Iraq draft charter inked despite objection of Sunnis
Members of Iraq's constitution drafting committee inked the draft charter Sunday after making some amendments, a Shiite on the committee disclosed, and later held a ceremony to mark the completion of the draft.
The draft will now go to the Iraqi people in an Oct. 15 referendum.

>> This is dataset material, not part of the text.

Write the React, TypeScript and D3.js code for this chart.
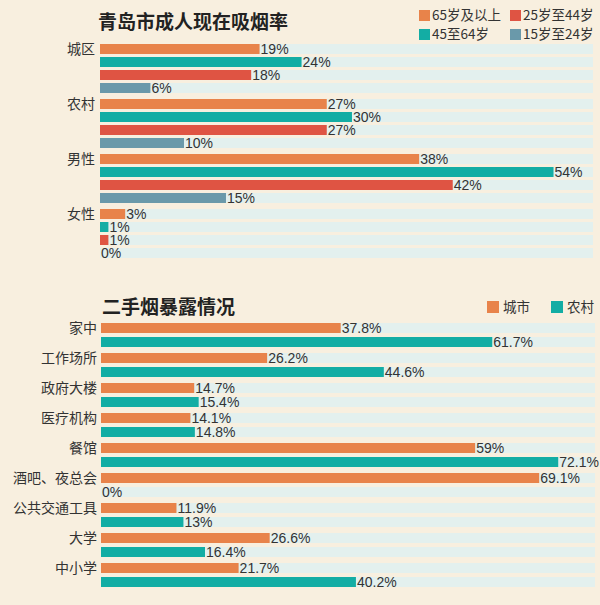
import React from "react";
import * as d3 from "d3";

const topCategories = ["城区", "农村", "男性", "女性"];
const topSeriesNames = ["65岁及以上", "45至64岁", "25岁至44岁", "15岁至24岁"];
const age65plus = [19, 27, 38, 3];
const age45to64 = [24, 30, 54, 1];
const age25to44 = [18, 27, 42, 1];
const age15to24 = [6, 10, 15, 0];
const topLegendOrder = ["65岁及以上", "25岁至44岁", "45至64岁", "15岁至24岁"];

const bottomCategories = ["家中", "工作场所", "政府大楼", "医疗机构", "餐馆", "酒吧、夜总会", "公共交通工具", "大学", "中小学"];
const bottomSeriesNames = ["城市", "农村"];
const cityValues = [37.8, 26.2, 14.7, 14.1, 59, 69.1, 11.9, 26.6, 21.7];
const ruralValues = [61.7, 44.6, 15.4, 14.8, 72.1, 0, 13, 16.4, 40.2];

const W = 600;
const H = 605;
const BG = "#F8EFDF";
const TRACK = "#E3F0EE";
const TEXT = "#333333";
const topColors: Record<string, string> = {
  "65岁及以上": "#E8834A",
  "45至64岁": "#13ADA4",
  "25岁至44岁": "#DF5443",
  "15岁至24岁": "#6A99AA",
};
const bottomColors: Record<string, string> = { "城市": "#E8834A", "农村": "#13ADA4" };

const FONT = "'Liberation Sans', Arial, 'Noto Sans CJK SC', sans-serif";
const CJK = "'Noto Sans CJK SC', sans-serif";

export default function App() {
  const topValues = [age65plus, age45to64, age25to44, age15to24];
  const bottomValues = [cityValues, ruralValues];

  // top chart scales
  const xTop = d3.scaleLinear().domain([0, 58.7]).range([100, 593]);
  const yTop = d3.scaleBand<string>().domain(topCategories).range([44, 264]).paddingInner(0).paddingOuter(0);
  const yTopInner = d3.scaleBand<string>().domain(topSeriesNames).range([0, 52]);
  const topBarH = 10;

  // bottom chart scales
  const xBot = d3.scaleLinear().domain([0, 77.9]).range([101, 595]);
  const yBot = d3.scaleBand<string>().domain(bottomCategories).range([323, 593]);
  const yBotInner = d3.scaleBand<string>().domain(bottomSeriesNames).range([0, 28]);
  const botBarH = 10;

  return (
    <div style={{ position: "absolute", left: 0, top: 0, width: W, height: H }}>
      <svg width={W} height={H} style={{ display: "block" }}>
        <rect x={0} y={0} width={W} height={H} fill={BG} />

        {/* Top title */}
        <text x={98} y={29} fontFamily={CJK} fontWeight={700} fontSize={19} fill="#222">
          青岛市成人现在吸烟率
        </text>

        {/* Top legend */}
        {topLegendOrder.map((name, i) => {
          const col = i % 2;
          const row = Math.floor(i / 2);
          const lx = 419 + col * 91;
          const ly = 10 + row * 19;
          return (
            <g key={name}>
              <rect x={lx} y={ly} width={11} height={11} fill={topColors[name]} />
              <text x={lx + 13} y={ly + 10} fontFamily={CJK} fontSize={13.5} fill={TEXT}>
                {name}
              </text>
            </g>
          );
        })}

        {/* Top chart */}
        {topCategories.map((cat, ci) => {
          const gy = yTop(cat)!;
          return (
            <g key={cat}>
              <text x={95} y={gy + yTopInner(topSeriesNames[0])! + topBarH / 2} dy="0.36em" textAnchor="end" fontFamily={CJK} fontSize={14} fill={TEXT}>
                {cat}
              </text>
              {topSeriesNames.map((s, si) => {
                const v = topValues[si][ci];
                const y = gy + yTopInner(s)!;
                const x0 = xTop(0);
                const x1 = xTop(v);
                return (
                  <g key={s}>
                    <rect x={x0} y={y} width={xTop.range()[1] - x0} height={topBarH} fill={TRACK} />
                    <rect x={x0} y={y} width={x1 - x0} height={topBarH} fill={topColors[s]} />
                    <text x={x1 + 1} y={y + topBarH / 2} dy="0.36em" fontFamily={FONT} fontSize={14} fill={TEXT}>
                      {`${v}%`}
                    </text>
                  </g>
                );
              })}
            </g>
          );
        })}

        {/* Bottom title */}
        <text x={102} y={314} fontFamily={CJK} fontWeight={700} fontSize={19} fill="#222">
          二手烟暴露情况
        </text>

        {/* Bottom legend */}
        {bottomSeriesNames.map((name, i) => {
          const lx = 487 + i * 64;
          const ly = 301;
          return (
            <g key={name}>
              <rect x={lx} y={ly} width={12} height={12} fill={bottomColors[name]} />
              <text x={lx + 16} y={ly + 11} fontFamily={CJK} fontSize={13.5} fill={TEXT}>
                {name}
              </text>
            </g>
          );
        })}

        {/* Bottom chart */}
        {bottomCategories.map((cat, ci) => {
          const gy = yBot(cat)!;
          return (
            <g key={cat}>
              <text x={97} y={gy + yBotInner(bottomSeriesNames[0])! + botBarH / 2} dy="0.36em" textAnchor="end" fontFamily={CJK} fontSize={14} fill={TEXT}>
                {cat}
              </text>
              {bottomSeriesNames.map((s, si) => {
                const v = bottomValues[si][ci];
                const y = gy + yBotInner(s)!;
                const x0 = xBot(0);
                const x1 = xBot(v);
                return (
                  <g key={s}>
                    <rect x={x0} y={y} width={xBot.range()[1] - x0} height={botBarH} fill={TRACK} />
                    <rect x={x0} y={y} width={x1 - x0} height={botBarH} fill={bottomColors[s]} />
                    <text x={x1 + 1} y={y + botBarH / 2} dy="0.36em" fontFamily={FONT} fontSize={14} fill={TEXT}>
                      {`${v}%`}
                    </text>
                  </g>
                );
              })}
            </g>
          );
        })}
      </svg>
    </div>
  );
}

Five million copies will be distributed nationwide for this purpose.
The amendments were made with the hope of appeasing the Sunni minority, including removing the word "party" from the phrase about Saddam Hussein's Baath Party and allowing the parliament to be elected in December.

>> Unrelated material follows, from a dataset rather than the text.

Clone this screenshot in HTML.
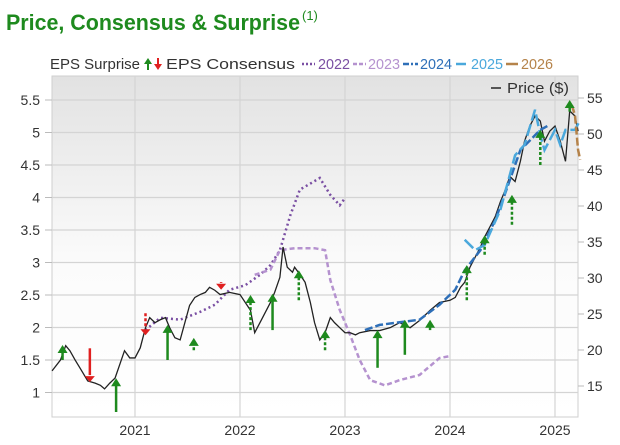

Earlier on Sunday, Sunni negotiator Sadoun Zubaydi said "this is the end as far as the marginalized groups are concerned" and "as far as the drafting process is concerned. "We now have to see how to proceed from here," he said, according to The AP.
During the ceremony, Iraqi president Jalal Talabani said that Iraq's draft constitution was ready to be put to a national vote. "The draft constitution is ready and will be presented to the Iraqi people, who are known for their intelligence, to give their verdict on October 15," Talabani told reporters, according to AFP.

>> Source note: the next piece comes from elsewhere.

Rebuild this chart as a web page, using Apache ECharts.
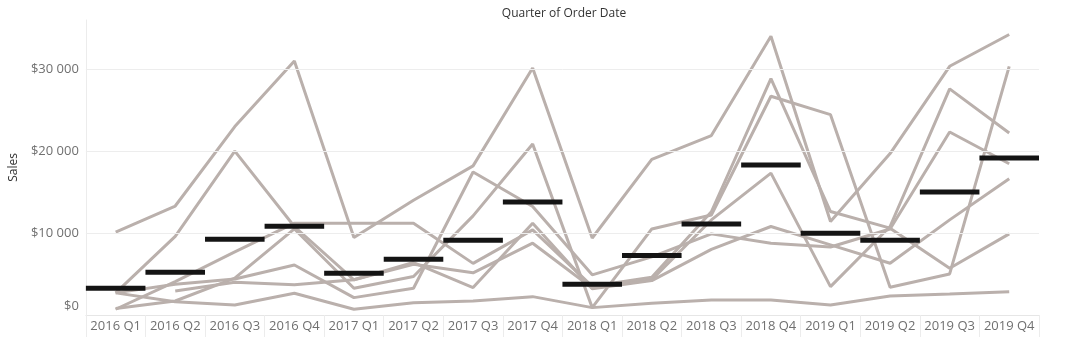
<!DOCTYPE html>
<html>
<head>
<meta charset="utf-8">
<script src="https://cdn.jsdelivr.net/npm/echarts@6/dist/echarts.min.js"></script>
<style>
  html, body { margin: 0; padding: 0; background: #ffffff; }
  #chart { width: 1068px; height: 347px; }
</style>
</head>
<body>
<div id="chart"></div>
<script>
// Quarterly sales, one grey line per group, black bar = quarter average
const quarters = ['2016 Q1', '2016 Q2', '2016 Q3', '2016 Q4',
                  '2017 Q1', '2017 Q2', '2017 Q3', '2017 Q4',
                  '2018 Q1', '2018 Q2', '2018 Q3', '2018 Q4',
                  '2019 Q1', '2019 Q2', '2019 Q3', '2019 Q4'];

const line1 = [10100, 13300, 23000, 31000, 9450, 14000, 18200, 30150, 9400, 19000, 21900, 34020, 11410, 19700, 30350, 34230];
const line2 = [2700, 9600, 20000, 10800, 4300, 6200, 5150, 8760, 3300, 4300, 11600, 17320, 3460, 10800, 27590, 22210];
const line3 = [800, 1710, 4500, 10500, 3260, 4700, 12100, 20870, 900, 10500, 12200, 26690, 24450, 3380, 5010, 30350];
const line4 = [700, 4080, 7700, 11200, 11200, 11200, 6300, 10390, 3500, 4600, 12600, 28850, 12630, 10600, 5710, 9900];
const line5 = [2700, 3750, 4400, 6100, 2120, 3260, 17450, 13240, 4900, 7100, 9900, 8760, 8300, 10500, 22330, 18460];
const line6 = [null, 2930, 4000, 3700, 4300, 6400, 3350, 11200, 3200, 4200, 8000, 10800, 8560, 6320, 11610, 16630];
const line7 = [2700, 1630, 1220, 2650, 700, 1500, 1700, 2240, 900, 1430, 1830, 1830, 1220, 2320, 2570, 2850];

const quarterAverage = [3260, 5220, 9250, 10840, 5100, 6810, 9130, 13780, 3750, 7250, 11120, 18300, 9990, 9130, 15000, 19150];

const yTicks = [0, 10000, 20000, 30000];

const groupLines = [line1, line2, line3, line4, line5, line6, line7];

function money(v) {
  return '$' + String(v).replace(/\B(?=(\d{3})+(?!\d))/g, ' ');
}

const FONT = '"Open Sans", "Noto Sans", sans-serif';
const LINE_GREY = '#bab0ac';

const chart = echarts.init(document.getElementById('chart'), null, { renderer: 'canvas' });

const series = [];

// light horizontal gridlines at the labelled ticks
series.push({
  type: 'line',
  data: [],
  silent: true,
  z: 1,
  markLine: {
    silent: true,
    symbol: ['none', 'none'],
    label: { show: false },
    lineStyle: { color: '#ededed', width: 1, type: 'solid' },
    emphasis: { disabled: true },
    data: yTicks.filter(v => v > 0).map(v => ({ yAxis: v }))
  }
});

groupLines.forEach((vals, k) => {
  series.push({
    type: 'line',
    name: 'group' + (k + 1),
    data: vals,
    symbol: 'none',
    smooth: false,
    connectNulls: false,
    lineStyle: { color: LINE_GREY, width: 3 },
    emphasis: { disabled: true },
    z: 2
  });
});

// quarter average drawn as a thick bar across the whole band
series.push({
  type: 'custom',
  z: 5,
  data: quarterAverage.map((v, i) => [i, v]),
  renderItem: function (params, api) {
    const c = api.coord([api.value(0), api.value(1)]);
    const w = api.size([1, 0])[0];
    return {
      type: 'rect',
      shape: { x: c[0] - w / 2, y: c[1] - 2.5, width: w, height: 5 },
      style: { fill: '#141414' }
    };
  }
});

chart.setOption({
  animation: false,
  backgroundColor: '#ffffff',
  title: {
    text: 'Quarter of Order Date',
    left: 559,
    textAlign: 'center',
    top: 3,
    textStyle: { fontFamily: FONT, fontSize: 12, fontWeight: 'normal', color: '#333333' }
  },
  grid: { left: 79, right: 29, top: 20, bottom: 32, containLabel: false },
  xAxis: {
    type: 'category',
    data: quarters,
    boundaryGap: true,
    axisLine: { show: true, lineStyle: { color: '#e6e6e6', width: 1 } },
    axisTick: { show: true, alignWithLabel: false, interval: 0, length: 22, lineStyle: { color: '#ececec' } },
    axisLabel: { interval: 0, color: '#707070', fontFamily: FONT, fontSize: 13, margin: 5 },
    splitLine: { show: false }
  },
  yAxis: {
    type: 'value',
    min: 0,
    max: 36000,
    interval: 10000,
    name: 'Sales',
    nameLocation: 'middle',
    nameGap: 62,
    nameRotate: 90,
    nameTextStyle: { fontFamily: FONT, fontSize: 12, color: '#333333' },
    axisLine: { show: true, lineStyle: { color: '#ececec', width: 1 } },
    axisTick: { show: false },
    splitLine: { show: false },
    axisLabel: {
      showMaxLabel: false,
      color: '#707070',
      fontFamily: FONT,
      fontSize: 13,
      margin: 7,
      formatter: function (v) {
        if (yTicks.indexOf(v) < 0) return '';
        if (v === 0) return '{z|' + money(v) + '}';
        return money(v);
      },
      rich: {
        z: { color: '#707070', fontFamily: FONT, fontSize: 13, padding: [0, 0, 18, 0] }
      }
    }
  },
  series: series
});
</script>
</body>
</html>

"There are objections from our Sunni Arab brothers... but nobody can claim that they represent the whole spectrum of Sunni Arabs," said the president. He added the draft when approved by the people would become the "fundamental law" of the nation. "If the nation rejects it, we will write another one," said Talabani.
On Sunday, Iraq's parliament held a special session on the draft constitution but did not vote on it.
The draft was read out before the lawmakers after it was presented in parliament by Sheikh Humam Hammudi, the head of the constitution drafting panel grouping Iraq's majority Shiites with Kurds and Sunni Arabs.